Let $\sigma$ be a winning history-based strategy for I.
This means that for every play $x$ following $\sigma$ we have $|x^{-1}G|=\omega$.
Let
$$
U=\big\{u\in{^\omega}M:\forall i:u(2i)=\sigma\big(u|(2i)\big)\big\}
$$
be the set of won plays according to $\sigma$.
Let
$$
N=\bigcup_{u\in U}u[2\mathbb{N}+1]\subseteq M
$$
be the set of won positions where it is I to move.
Consider $u\in U$ and $i\in\omega$ odd.
There is an $n(u,i)>0$ such that for all $y\in U$ with $y|(i+1)=u|(i+1)$ we have
$$
y[i,n(u,i)]:=\{y(i+1),y(i+2),\dots,y(i+2n(u,i))\}\cap G\neq\emptyset.
$$
(If this were not true, the set
$$
\big\{y|n:y\in U\land y|i=u|i\land n\in\omega\land y[i,n]\cap G\neq\emptyset\big\}
$$
would be an infinite tree of finite width.
It contains an infinite branch by König's lemma, contradicting the fact that $\sigma$ is winning.)
Assume that $n(u,i)$ was chosen minimal with its property.
For $m\in N$, let
$$
n(m)=\min_{u\in U,u(i)=m}n(u,i)
$$
and $u^m,i^m$ the corresponding arguments. Thus $u^m(i^m)=m$ and $n(m)=n(u^m,i^m)$.
Let
$$
\tau(m)=\sigma\big(u^m|(i^m+1)\big).
$$
(Of course, $\tau(0)=\sigma(\emptyset)$.)
Then $\tau$ is a winning position-based strategy for I: let $x$ be a play according to $\tau$ and $i\in\omega$ odd.

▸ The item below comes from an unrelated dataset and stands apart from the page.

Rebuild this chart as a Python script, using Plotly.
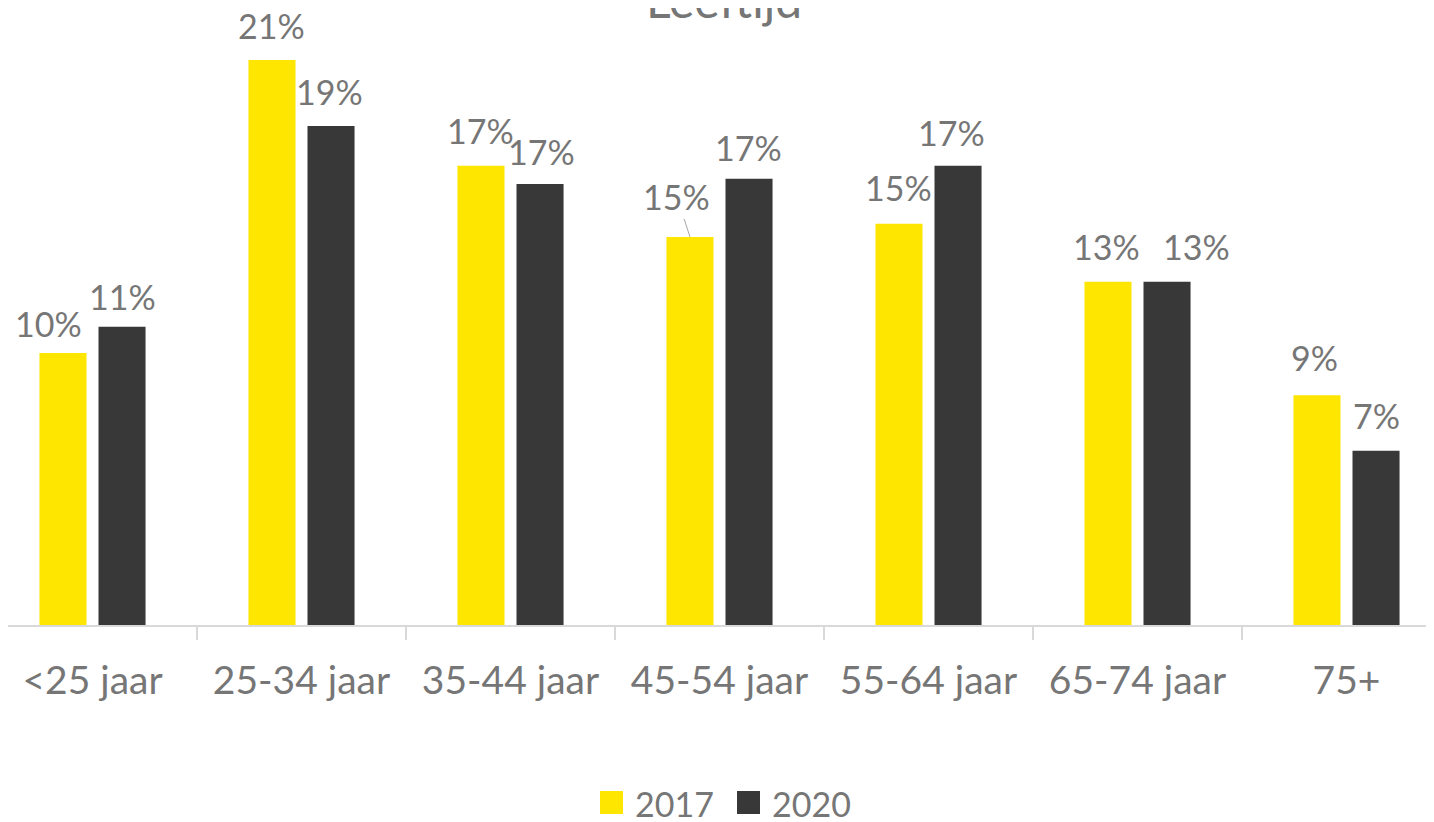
import plotly.graph_objects as go

categories = ["<25 jaar", "25-34 jaar", "35-44 jaar", "45-54 jaar", "55-64 jaar", "65-74 jaar", "75+"]
series_names = ["2017", "2020"]
values_2017 = [10.3, 21.4, 17.4, 14.7, 15.2, 13.0, 8.7]
values_2020 = [11.3, 18.9, 16.7, 16.9, 17.4, 13.0, 6.6]
title_text = "Leeftijd"

# label nudges in pixels (dx, dy) from the bar top centre, per series
nudges_2017 = [(-14, -30), (0, -35), (0, -35), (-13, -40), (0, -36), (-1, -35), (-2, -38)]
nudges_2020 = [(0, -30), (-2, -35), (1, -33), (-1, -31), (-7, -33), (29, -35), (0, -35)]
leader_line = [(0, 3)]  # (series index, category index) that shows a leader line

colors = ["#FFE600", "#383838"]
text_gray = "#767676"
axis_gray = "#D9D9D9"
FONT = "Lato"
W, H = 1434, 822
PAGE_OFF = 8  # the page body margin shifts the figure by 8 px
BARGAP, BARGROUPGAP = 0.435, 0.203
PX_PER_CAT = 209.0

fig = go.Figure()
for name, vals, col in zip(series_names, [values_2017, values_2020], colors):
    fig.add_trace(go.Bar(x=categories, y=vals, name=name, marker=dict(color=col, line=dict(width=0)),
                         showlegend=False, hoverinfo="skip"))

slot = (1 - BARGAP) / 2
offsets = [-slot / 2, slot / 2]
annotations = []
for s, (vals, nudges) in enumerate([(values_2017, nudges_2017), (values_2020, nudges_2020)]):
    for i, v in enumerate(vals):
        dx, dy = nudges[i]
        leader = (s, i) in leader_line
        annotations.append(dict(
            x=i + offsets[s], y=v, xref="x", yref="y",
            text=f"{int(v + 0.5)}%", showarrow=True, ax=dx, ay=dy,
            arrowhead=0, arrowwidth=1, standoff=0, startstandoff=0,
            arrowcolor="#A6A6A6" if leader else "rgba(0,0,0,0)",
            font=dict(family=FONT, size=34, color=text_gray),
        ))

# layout in reference page pixels, converted to figure pixels
plot_top, plot_bottom = 25 - PAGE_OFF, 625 - PAGE_OFF
ph = plot_bottom - plot_top
def py(ref_pix):
    return (plot_bottom - (ref_pix - PAGE_OFF)) / ph
def px(ref_pix):
    return (ref_pix - PAGE_OFF) / W

annotations.append(dict(x=px(724), y=py(-1), xref="paper", yref="paper", text=title_text,
                        showarrow=False, xanchor="center", yanchor="middle",
                        font=dict(family=FONT, size=48, color=text_gray)))

# manual legend
shapes = []
legend_x = [600, 737]
for k, (name, col) in enumerate(zip(series_names, colors)):
    x0 = legend_x[k]
    shapes.append(dict(type="rect", xref="paper", yref="paper", x0=px(x0), x1=px(x0 + 23),
                       y0=py(814), y1=py(791), fillcolor=col, line=dict(width=0)))
    annotations.append(dict(x=px(x0 + 33), y=py(803), xref="paper", yref="paper", text=name,
                            showarrow=False, xanchor="left", yanchor="middle",
                            font=dict(family=FONT, size=34, color=text_gray)))

x_start = -0.4426 + PAGE_OFF / PX_PER_CAT
fig.update_layout(
    width=W, height=H,
    margin=dict(l=0, r=0, t=plot_top, b=H - plot_bottom, pad=0),
    paper_bgcolor="white", plot_bgcolor="white",
    barmode="group", bargap=BARGAP, bargroupgap=BARGROUPGAP,
    font=dict(family=FONT, color=text_gray),
    annotations=annotations, shapes=shapes,
    xaxis=dict(type="category", range=[x_start, x_start + W / PX_PER_CAT], showline=True,
               linecolor=axis_gray, linewidth=2, ticks="outside", tickson="boundaries", ticklen=13,
               tickwidth=2, tickcolor=axis_gray, showgrid=False, zeroline=False,
               ticklabelstandoff=20,
               tickfont=dict(family=FONT, size=39, color=text_gray)),
    yaxis=dict(visible=False, range=[0, ph / 26.4], fixedrange=True),
)

fig.write_html("out.html")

Then $m:=x(i)\in N$. For all $y\in U$ with $y|i^m=u^m|i^m$ it holds that $y[i^m,n(m)]\cap G\neq\emptyset$.
We need to find $j>i$ such that $x(j)\in G$. Pick $v\in U$ such that $v|(i^m+1)=u^m|(i^m+1)$, $v(i^m+1)=\tau(m)=x(i+1)$ and $v(i^m+2)=x(i+2)$.
Assume w.l.o.g. that $x(i+1),x(i+2)\notin G$.

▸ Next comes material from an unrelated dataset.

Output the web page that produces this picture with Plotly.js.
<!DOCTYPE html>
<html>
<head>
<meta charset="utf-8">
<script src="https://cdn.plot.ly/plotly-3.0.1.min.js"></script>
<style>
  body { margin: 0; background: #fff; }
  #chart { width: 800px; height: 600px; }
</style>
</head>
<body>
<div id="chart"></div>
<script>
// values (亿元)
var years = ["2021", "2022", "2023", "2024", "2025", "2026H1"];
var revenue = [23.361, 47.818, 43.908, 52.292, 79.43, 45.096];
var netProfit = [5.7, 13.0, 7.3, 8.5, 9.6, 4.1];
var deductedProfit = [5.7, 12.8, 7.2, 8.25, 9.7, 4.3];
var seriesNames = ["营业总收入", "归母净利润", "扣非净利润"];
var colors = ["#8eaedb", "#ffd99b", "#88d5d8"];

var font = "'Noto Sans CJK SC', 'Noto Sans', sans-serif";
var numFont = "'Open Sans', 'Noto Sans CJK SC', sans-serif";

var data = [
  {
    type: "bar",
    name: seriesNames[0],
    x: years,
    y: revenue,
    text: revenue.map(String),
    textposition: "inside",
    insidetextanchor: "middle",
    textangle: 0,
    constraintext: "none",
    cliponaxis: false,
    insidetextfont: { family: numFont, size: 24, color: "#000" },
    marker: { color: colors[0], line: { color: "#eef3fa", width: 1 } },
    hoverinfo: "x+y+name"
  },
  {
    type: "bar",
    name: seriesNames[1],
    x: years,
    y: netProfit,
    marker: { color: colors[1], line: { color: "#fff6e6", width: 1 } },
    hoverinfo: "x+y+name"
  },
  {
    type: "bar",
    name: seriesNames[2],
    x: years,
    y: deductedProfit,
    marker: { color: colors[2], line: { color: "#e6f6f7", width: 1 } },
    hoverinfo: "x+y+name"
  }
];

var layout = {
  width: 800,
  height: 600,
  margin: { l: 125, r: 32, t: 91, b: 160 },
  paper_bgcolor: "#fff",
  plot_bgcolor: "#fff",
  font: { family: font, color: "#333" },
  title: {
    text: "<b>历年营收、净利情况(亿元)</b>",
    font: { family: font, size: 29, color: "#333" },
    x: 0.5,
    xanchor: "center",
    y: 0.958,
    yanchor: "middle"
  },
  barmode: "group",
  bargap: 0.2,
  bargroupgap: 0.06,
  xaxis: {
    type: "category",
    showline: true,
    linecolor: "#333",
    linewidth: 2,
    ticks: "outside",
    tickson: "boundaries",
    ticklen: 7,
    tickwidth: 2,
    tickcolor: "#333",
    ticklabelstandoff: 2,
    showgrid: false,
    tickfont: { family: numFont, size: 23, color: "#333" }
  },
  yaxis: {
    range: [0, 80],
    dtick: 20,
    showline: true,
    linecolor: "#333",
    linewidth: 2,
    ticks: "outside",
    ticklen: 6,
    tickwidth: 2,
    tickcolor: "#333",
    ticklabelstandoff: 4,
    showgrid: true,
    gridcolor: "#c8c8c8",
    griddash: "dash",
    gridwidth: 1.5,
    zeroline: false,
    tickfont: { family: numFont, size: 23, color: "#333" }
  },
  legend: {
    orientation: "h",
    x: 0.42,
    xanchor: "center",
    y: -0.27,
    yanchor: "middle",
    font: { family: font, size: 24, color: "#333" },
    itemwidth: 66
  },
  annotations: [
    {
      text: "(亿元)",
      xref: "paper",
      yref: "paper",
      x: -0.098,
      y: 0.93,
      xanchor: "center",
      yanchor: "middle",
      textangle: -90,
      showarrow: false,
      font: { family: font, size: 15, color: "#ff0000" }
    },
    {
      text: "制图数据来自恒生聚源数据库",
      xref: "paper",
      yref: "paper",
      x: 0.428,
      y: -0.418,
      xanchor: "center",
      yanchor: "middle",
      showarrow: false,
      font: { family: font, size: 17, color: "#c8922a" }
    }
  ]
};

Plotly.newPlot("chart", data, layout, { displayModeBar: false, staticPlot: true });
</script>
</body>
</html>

We have $\{x(i+1),x(i+2)\}\cup y[i^m+2,n(m)-1]=y[i^m,n(m)]$ for all $y\in U$ with $y|(i^m+3)=v|(i^m+3)$.
This implies that $n(v,i^m+2)\leq n(m)-1$. So $n(x(i+2))\leq n(m)-1$.
We see that $n(x(i))>n(x(i+2))>\dots$ so eventually we find a $j>i$ such that $x(j)\in G$.
Q.E.D.
(Our game is in addition determined in the case $|M|<\omega$, which I saw when applying König's lemma.)
I have a slight feeling that the answer to the problem will be no in general.
If the answer is yes anyways, we naturally extend the question to game lengths larger than $\omega$.
Best Answer
The Banach–Mazur (or Banach–Mazur–Oxtoby) game $BM(X)$ on a topological space $X$ is played as follows. A play of the game is an infinite nested sequence $B_1\supseteq W_1\supseteq B_2\supseteq W_2\supseteq\cdots$ of nonempty open sets, where $B_n$ is chosen by Black and $W_n$ by White; Black wins if the intersection of the chosen sets is empty, White wins if it's nonempty. This is a game of the kind you're asking about; $M$ is the set of all nonempty open subsets of $X$. (If you want a smaller set $M$, you could require the moves to be chosen from a given $\pi$-base without, I think, affecting anything important.)
It is known that Black has a winning (historical or perfect-information) strategy if and only if $X$ is not a Baire space, and in this case Black even has a winning positional strategy, also called a stationary strategy or a tactic. On the other hand, Gabriel Debs, Stratégies gagnantes dans certains jeux topologiques, Fund. Math. 126 (1985), 93–105 (pdf), has constructed an example of a topological space $X$ (a refinement of the usual topology on the real line) such that White has a winning historical strategy in $BM(X)$ but has no winning positional strategy.